Мой папа много раз с ним разговаривал предлагал пойти охранником в Вуз, где папа работал, но Виктор Михайлович считал, что это ниже его достоинства. Понятно у русского офицера была гордость. Вот только жили они очень бедно в последнее время, по словам Гордеева. Гречка и овощной суп, а иногда и суп из куриного кубика с лапшой и яйцом. Пока мы не поругались, я его приводила к себе и кормила борщом или котлетами. Но теперь я не знала, что с ним будет. Мать работала в школе, там же мыла полы по вечерам, когда все дети уходили, плюс вела какие-то факультативы. Но ее зарплаты всегда на все не хватало. Да и Виктор Михайлович, видимо, тащил на выпивку.
Конечно, я представляла себе, что в такой семье, где за тобой никто не присматривает, когда пьяный отец может и руку на тебя поднять, не вырастет нормальный человек. Но я знала, что Ярослав не такой. Или это раньше я знала, а теперь, когда он так жестоко вычеркивал меня из своей жизни, стоило понять, что мама права? И мне не надо дружить с таким мальчиком?
Следующие полгода я пыталась свыкнуться с этой мыслью, особенно, когда видела его обнимающего старшеклассниц в столовой или в коридоре школы. Или, когда видела, как он убегает покурить с одиннадцатиклассниками за угол школы, мне были противны ребята, которые курят. Я считала, что это вред для здоровья и ненужная вредная привычка.
А на весенней дискотеке я еще узнала, что Ярослав и выпивает. Это было болезненное и растревожившее мое чуть заштопанное сердце осознание.
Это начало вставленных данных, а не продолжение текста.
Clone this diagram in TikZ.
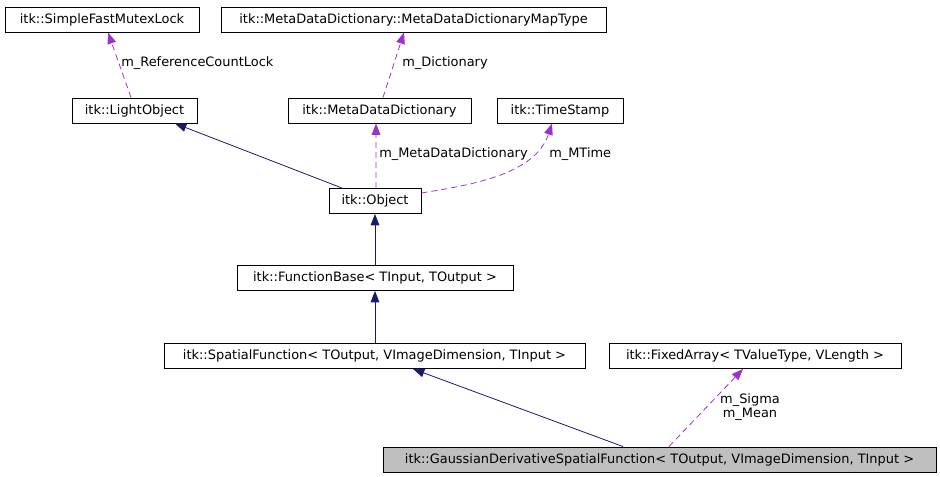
\documentclass[tikz,border=0pt]{standalone}
\usepackage{fontspec}
\setmainfont{DejaVu Sans}
\usetikzlibrary{positioning, arrows.meta}
\definecolor{inherit}{HTML}{191970}
\definecolor{usage}{HTML}{9A32CD}
\definecolor{focus}{HTML}{BFBFBF}
\tikzset{klass/.style={draw,line width=0.7pt,minimum height=18.75pt,inner sep=0pt,font=\fontsize{9.7}{11}\selectfont},
         base/.style={draw=inherit,line width=0.6pt,-{Triangle[length=8.5pt,width=6.5pt]}},
         member/.style={draw=usage,line width=0.6pt,dash pattern=on 4.5pt off 3pt,-{Triangle[length=8.5pt,width=6.5pt]}},
         role/.style={font=\fontsize{9.7}{11}\selectfont,inner sep=0pt},
        }

\begin{document}
\begin{tikzpicture}[x=0.75pt,y=-0.75pt]
        \useasboundingbox (0,0) rectangle (940,477);
        \node[klass, minimum width=145.5pt](sfml)at(102,19.5){itk::SimpleFastMutexLock};
        \node[klass, minimum width=288.75pt](maptype)at(413.5,19.5){itk::MetaDataDictionary::MetaDataDictionaryMapType};
        \node[klass, minimum width=93.75pt](light)at(134.5,110.5){itk::LightObject};
        \node[klass, minimum width=137.25pt](mdd)at(379.5,110.5){itk::MetaDataDictionary};
        \node[klass, minimum width=94.5pt](stamp)at(560,110.5){itk::TimeStamp};
        \node[klass, minimum width=69pt](obj)at(375,201){itk::Object};
        \node[klass, minimum width=207pt](fbase)at(375,278){itk::FunctionBase< TInput, TOutput >};
        \node[klass, minimum width=315.75pt](spatial)at(374.5,356){itk::SpatialFunction< TOutput, VImageDimension, TInput >};
        \node[klass, minimum width=219pt](fixed)at(755,356){itk::FixedArray< TValueType, VLength >};
        \node[klass, fill=focus, minimum width=414.75pt](gauss)at(659.5,459.5){itk::GaussianDerivativeSpatialFunction< TOutput, VImageDimension, TInput >};

        \draw[member]([xshift=-2.6pt]light.north)--([xshift=4.5pt]sfml.south);
        \node[role, anchor=west](lock)at(121,63){m\_ReferenceCountLock};
        \draw[member]([xshift=2.6pt]mdd.north)--([xshift=-7.1pt]maptype.south);
        \node[role, anchor=west](dict)at(402,63){m\_Dictionary};
        \draw[member]([xshift=0.75pt]obj.north)--([xshift=-2.6pt]mdd.south);
        \node[role, anchor=west](mmdd)at(379,154){m\_MetaDataDictionary};
        \draw[member]([yshift=6pt]obj.east)..controls(470,185)and(535,175)..([xshift=-6pt]stamp.south);
        \node[role, anchor=west](mtime)at(549,154){m\_MTime};
        \draw[base]([xshift=-24.75pt]obj.north)--([xshift=30.4pt]light.south);
        \draw[base](fbase.north)--(obj.south);
        \draw[base]([xshift=0.375pt]spatial.north)--(fbase.south);
        \draw[base]([xshift=-27.4pt]gauss.north)--([xshift=28.9pt]spatial.south);
        \draw[member]([xshift=7.1pt]gauss.north)--([xshift=-9pt]fixed.south);
        \node[role, align=center](sigma)at(750,407){m\_Sigma\\m\_Mean};
    \end{tikzpicture}
\end{document}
Я не хотела верить в то, что говорила мне мама, но по всему выходило, что Гордеев пошел по дорожке своего отца.
Я думала мне было больно тогда, осенью, но впереди ждали эпизоды, от которых становилось только больнее…
______________________________
Может с ним больше вообще не стоило связываться?
Глава 11. Человек огня
Я где-то читала, что, испытывая боль, человек словно проходит некий порог, осознает что-то для себя и меняется в лучшую или худшую сторону. Изменения эти зависят от твоего внутреннего стержня и желания что-то менять. Но каждый раз, когда я испытывала боль из-за Ярослава, я не могла ничего сделать, никак не могла изменить ситуацию, потому что она зависела не от меня. И я чувствовала, что меняюсь, но становлюсь тенью, серой копией себя той, которая радовалась жизни и хотела, чтобы все мечты сбывались.
Теперь же иногда хотелось спрятаться от всего мира, иногда хотелось плакать от того, что никто не понимает, как мне тяжело, иногда просто… я смотрела на улыбающиеся парочки на улице и понимала, что у меня такого никогда не будет. Или не верила, что так когда-нибудь будет так.
А иногда я поднималась по лестнице в подъезде и встречала у окна Гордеева, тогда внутри что-то вздрагивало, тихонько постанывало, но боялось вырваться наружу. Временами я заставала его так с кем-нибудь, чаще с девушками, каждый раз были разные. Тогда я проходила мимо, опустив голову и старалась не смотреть в их сторону, чтобы не чувствовать жгучую ревность. Эти дни были самыми мерзкими и тяжелыми. Я сразу ускользала домой, пряталась в своей комнате, заглушала гул в голове музыкой и уроками. Чаще всего слушала классический рок Aerosmith, Bon Jovi, Scorpions, Lynyrd Skynyrd… Слушала те песни, которые любил Яр, слушала и мне казалось, что тот он, которого я знала, он все еще здесь со мной. А тот, кто сказал, что я еще маленькая и глупая стоит там, в подъезде, воображает себя крутым. А выглядит надменным и тупым.
В такие дни совсем впасть в депрессию не давала бабуля, которая, как раз переехала к нам осенью. Родители решили забрать ее из другого города, чтобы она жила ближе и за ней можно было бы присматривать. Но на самом деле наша бабуля присматривала за всеми нами. Она готовила, гладила отцу рубашки, разговаривала со мной и создавала уют, который, казалось, выветривался из нашего дома, потому что родителям было не до этого. Каждый пытался сделать карьеру, заработать и выглядеть круче, тех, кто не смог.